DO THIS: Copy the data below exactly, omitting any picture it contains.

DATASET EXTRACT:
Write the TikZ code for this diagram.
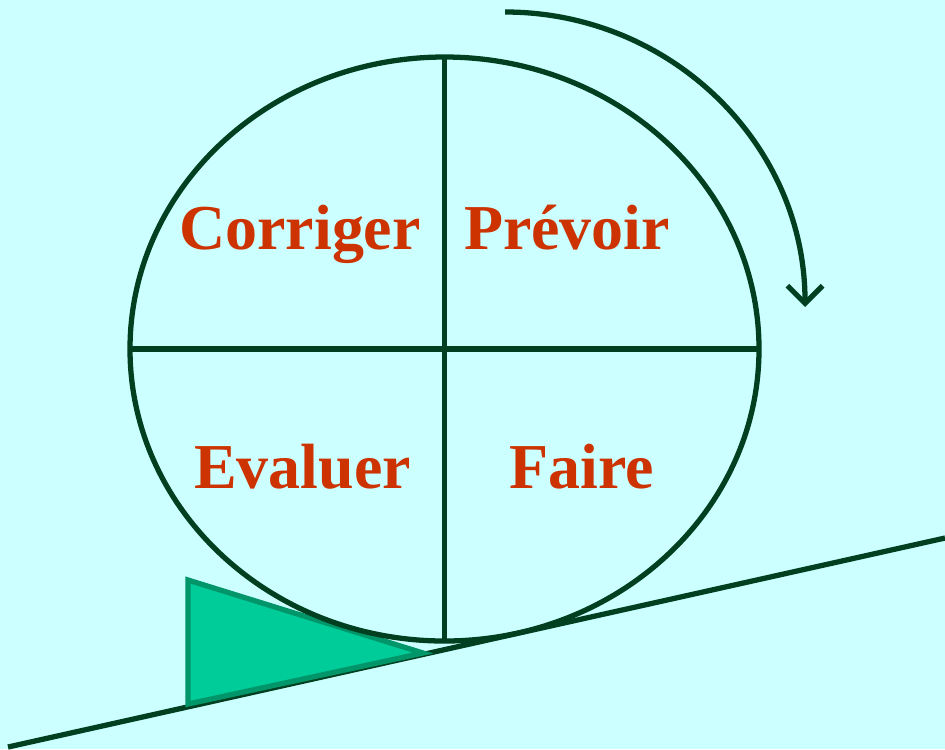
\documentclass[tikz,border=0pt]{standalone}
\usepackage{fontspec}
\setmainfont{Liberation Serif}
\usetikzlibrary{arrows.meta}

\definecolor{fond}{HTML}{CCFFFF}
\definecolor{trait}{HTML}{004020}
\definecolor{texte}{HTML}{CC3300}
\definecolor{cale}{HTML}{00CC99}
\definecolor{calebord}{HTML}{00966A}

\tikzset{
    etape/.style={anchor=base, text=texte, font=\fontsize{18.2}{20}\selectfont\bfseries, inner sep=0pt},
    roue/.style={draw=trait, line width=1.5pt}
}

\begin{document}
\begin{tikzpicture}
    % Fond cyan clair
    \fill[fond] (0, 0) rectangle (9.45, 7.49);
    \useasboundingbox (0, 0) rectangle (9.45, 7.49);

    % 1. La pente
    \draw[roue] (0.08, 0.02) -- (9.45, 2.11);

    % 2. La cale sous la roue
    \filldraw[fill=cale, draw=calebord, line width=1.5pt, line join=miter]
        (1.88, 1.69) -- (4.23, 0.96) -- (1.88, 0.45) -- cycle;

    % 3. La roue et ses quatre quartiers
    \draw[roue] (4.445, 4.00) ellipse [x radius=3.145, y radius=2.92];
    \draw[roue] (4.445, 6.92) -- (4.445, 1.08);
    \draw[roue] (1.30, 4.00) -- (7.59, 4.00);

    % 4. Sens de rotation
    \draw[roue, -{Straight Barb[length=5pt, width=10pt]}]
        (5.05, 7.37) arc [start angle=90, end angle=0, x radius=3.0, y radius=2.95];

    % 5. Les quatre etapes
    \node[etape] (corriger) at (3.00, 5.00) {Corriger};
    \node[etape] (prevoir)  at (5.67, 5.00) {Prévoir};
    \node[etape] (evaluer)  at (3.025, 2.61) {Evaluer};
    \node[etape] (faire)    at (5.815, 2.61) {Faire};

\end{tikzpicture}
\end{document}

TASK SOLUTION:
Write the TikZ code for this diagram.
\documentclass[tikz,border=0pt]{standalone}
\usepackage{fontspec}
\setmainfont{Liberation Serif}
\usetikzlibrary{arrows.meta}

\definecolor{fond}{HTML}{CCFFFF}
\definecolor{trait}{HTML}{004020}
\definecolor{texte}{HTML}{CC3300}
\definecolor{cale}{HTML}{00CC99}
\definecolor{calebord}{HTML}{00966A}

\tikzset{
    etape/.style={anchor=base, text=texte, font=\fontsize{18.2}{20}\selectfont\bfseries, inner sep=0pt},
    roue/.style={draw=trait, line width=1.5pt}
}

\begin{document}
\begin{tikzpicture}
    % Fond cyan clair
    \fill[fond] (0, 0) rectangle (9.45, 7.49);
    \useasboundingbox (0, 0) rectangle (9.45, 7.49);

    % 1. La pente
    \draw[roue] (0.08, 0.02) -- (9.45, 2.11);

    % 2. La cale sous la roue
    \filldraw[fill=cale, draw=calebord, line width=1.5pt, line join=miter]
        (1.88, 1.69) -- (4.23, 0.96) -- (1.88, 0.45) -- cycle;

    % 3. La roue et ses quatre quartiers
    \draw[roue] (4.445, 4.00) ellipse [x radius=3.145, y radius=2.92];
    \draw[roue] (4.445, 6.92) -- (4.445, 1.08);
    \draw[roue] (1.30, 4.00) -- (7.59, 4.00);

    % 4. Sens de rotation
    \draw[roue, -{Straight Barb[length=5pt, width=10pt]}]
        (5.05, 7.37) arc [start angle=90, end angle=0, x radius=3.0, y radius=2.95];

    % 5. Les quatre etapes
    \node[etape] (corriger) at (3.00, 5.00) {Corriger};
    \node[etape] (prevoir)  at (5.67, 5.00) {Prévoir};
    \node[etape] (evaluer)  at (3.025, 2.61) {Evaluer};
    \node[etape] (faire)    at (5.815, 2.61) {Faire};

\end{tikzpicture}
\end{document}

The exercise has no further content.